* Stated goal *
Nothing but the lines from the top of the data to the line holding "(G) at (273.5,455)" should be printed, word for word and both ends included; leave the pictures out.

* Data provided *
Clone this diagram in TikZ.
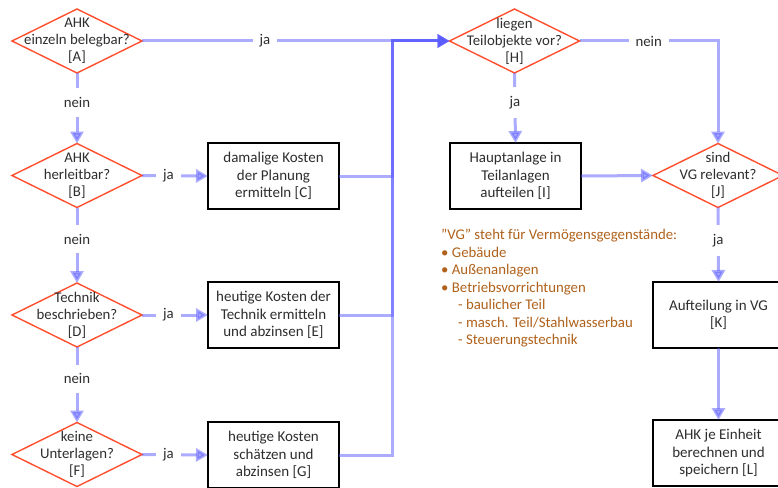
\documentclass[tikz,border=0pt]{standalone}
\usepackage{fontspec}
\setmainfont{Carlito}
\usetikzlibrary{shapes.geometric,arrows.meta,positioning,calc}
\definecolor{flowblue}{HTML}{5A5AFF}
\definecolor{decred}{HTML}{FF4F2E}
\definecolor{txtgray}{HTML}{2E2E2E}
\definecolor{notebrown}{HTML}{B0621C}

\tikzset{
  decision/.style={diamond, draw=decred, line width=1.4pt, minimum width=130pt,
    minimum height=64pt, inner sep=0pt, outer sep=0pt},
  dectext/.style={align=center, text=txtgray, font=\fontsize{14.8}{17}\selectfont},
  process/.style={rectangle, draw=black, line width=1.1pt, minimum width=131pt,
    minimum height=66pt, outer sep=0pt, align=center, text=txtgray,
    font=\fontsize{15}{17.5}\selectfont},
  flow/.style={draw=flowblue, line width=3pt, opacity=0.5,
    -{Triangle[length=12pt,width=13pt]}},
  answer/.style={fill=white, opacity=1, text=txtgray, inner xsep=7pt,
    inner ysep=9pt, font=\fontsize{14.8}{17}\selectfont},
  note/.style={align=left, text=notebrown, inner sep=0pt,
    font=\fontsize{14.8}{17.5}\selectfont}
}

\begin{document}
\begin{tikzpicture}[x=1pt, y=-1pt]
  \useasboundingbox (0,0) rectangle (778,487);
  \clip (0,0) rectangle (778,487);
  \fill[white] (0,0) rectangle (778,487);

  % left column: decisions
  \node[decision] (A) at (77,41) {};
  \node[dectext] (At) at (A) {AHK\\einzeln belegbar?\\{[A]}};
  \node[decision] (B) at (77,175.5) {};
  \node[dectext] (Bt) at (B) {AHK\\herleitbar?\\{[B]}};
  \node[decision] (D) at (77,315) {};
  \node[dectext] (Dt) at (D) {Technik\\beschrieben?\\{[D]}};
  \node[decision] (F) at (77,454.5) {};
  \node[dectext] (Ft) at (F) {keine\\Unterlagen?\\{[F]}};

  % cost boxes
  \node[process] (C) at (273.5,176) {damalige Kosten\\der Planung\\ermitteln [C]};
  \node[process] (E) at (273.5,315) {heutige Kosten der\\Technik ermitteln\\und abzinsen [E]};
  \node[process] (G) at (273.5,455) {heutige Kosten\\schätzen und\\abzinsen [G]};

  % right part
  \node[decision] (H) at (514.5,41) {};
  \node[dectext] (Ht) at (H) {liegen\\Teilobjekte vor?\\{[H]}};
  \node[process] (I) at (515.5,176) {Hauptanlage in\\Teilanlagen\\aufteilen [I]};
  \node[decision] (J) at (718,175.5) {};
  \node[dectext] (Jt) at (J) {sind\\VG relevant?\\{[J]}};
  \node[process] (K) at (718.5,315) {Aufteilung in VG\\{[K]}};
  \node[process] (L) at (718.5,453) {AHK je Einheit\\berechnen und\\speichern [L]};

  \node[note, anchor=north west] (vg) at (441,229) {%
    \symbol{34}VG\symbol{34} steht für Vermögensgegenstände:\\
    • Gebäude\\
    • Außenanlagen\\
    • Betriebsvorrichtungen\\
    \hspace*{17pt}- baulicher Teil\\
    \hspace*{17pt}- masch. Teil/Stahlwasserbau\\
    \hspace*{17pt}- Steuerungstechnik};

  \coordinate (bus) at (392,41);

  % connectors
  \draw[flow] (A.south) -- node[answer, pos=0.42] {nein} (B.north);
  \draw[flow] (B.south) -- node[answer, pos=0.42] {nein} (D.north);
  \draw[flow] (D.south) -- node[answer, pos=0.42] {nein} (F.north);
  \draw[flow] (B.east) -- node[answer, pos=0.4] {ja} (C.west);
  \draw[flow] (D.east) -- node[answer, pos=0.4] {ja} (E.west);
  \draw[flow] (F.east) -- node[answer, pos=0.4] {ja} (G.west);
  \draw[flow] (A.east) -- node[answer, pos=0.4] {ja} (H.west);
  \draw[flow] (C.east) -| (bus) -- (H.west);
  \draw[flow] (E.east) -| (bus) -- (H.west);
  \draw[flow] (G.east) -| (bus) -- (H.west);
  \draw[flow] (H.south) -- node[answer, pos=0.42] {ja} (I.north);
  \draw[flow] (H.east) -| node[answer, pos=0.25] {nein} (J.north);
  \draw[flow] (I.east) -- (J.west);
  \draw[flow] (J.south) -- node[answer, pos=0.44] {ja} (K.north);
  \draw[flow] (K.south) -- (L.north);
\end{tikzpicture}
\end{document}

* Solution below *
Clone this diagram in TikZ.
\documentclass[tikz,border=0pt]{standalone}
\usepackage{fontspec}
\setmainfont{Carlito}
\usetikzlibrary{shapes.geometric,arrows.meta,positioning,calc}
\definecolor{flowblue}{HTML}{5A5AFF}
\definecolor{decred}{HTML}{FF4F2E}
\definecolor{txtgray}{HTML}{2E2E2E}
\definecolor{notebrown}{HTML}{B0621C}

\tikzset{
  decision/.style={diamond, draw=decred, line width=1.4pt, minimum width=130pt,
    minimum height=64pt, inner sep=0pt, outer sep=0pt},
  dectext/.style={align=center, text=txtgray, font=\fontsize{14.8}{17}\selectfont},
  process/.style={rectangle, draw=black, line width=1.1pt, minimum width=131pt,
    minimum height=66pt, outer sep=0pt, align=center, text=txtgray,
    font=\fontsize{15}{17.5}\selectfont},
  flow/.style={draw=flowblue, line width=3pt, opacity=0.5,
    -{Triangle[length=12pt,width=13pt]}},
  answer/.style={fill=white, opacity=1, text=txtgray, inner xsep=7pt,
    inner ysep=9pt, font=\fontsize{14.8}{17}\selectfont},
  note/.style={align=left, text=notebrown, inner sep=0pt,
    font=\fontsize{14.8}{17.5}\selectfont}
}

\begin{document}
\begin{tikzpicture}[x=1pt, y=-1pt]
  \useasboundingbox (0,0) rectangle (778,487);
  \clip (0,0) rectangle (778,487);
  \fill[white] (0,0) rectangle (778,487);

  % left column: decisions
  \node[decision] (A) at (77,41) {};
  \node[dectext] (At) at (A) {AHK\\einzeln belegbar?\\{[A]}};
  \node[decision] (B) at (77,175.5) {};
  \node[dectext] (Bt) at (B) {AHK\\herleitbar?\\{[B]}};
  \node[decision] (D) at (77,315) {};
  \node[dectext] (Dt) at (D) {Technik\\beschrieben?\\{[D]}};
  \node[decision] (F) at (77,454.5) {};
  \node[dectext] (Ft) at (F) {keine\\Unterlagen?\\{[F]}};

  % cost boxes
  \node[process] (C) at (273.5,176) {damalige Kosten\\der Planung\\ermitteln [C]};
  \node[process] (E) at (273.5,315) {heutige Kosten der\\Technik ermitteln\\und abzinsen [E]};
  \node[process] (G) at (273.5,455) {heutige Kosten\\schätzen und\\abzinsen [G]};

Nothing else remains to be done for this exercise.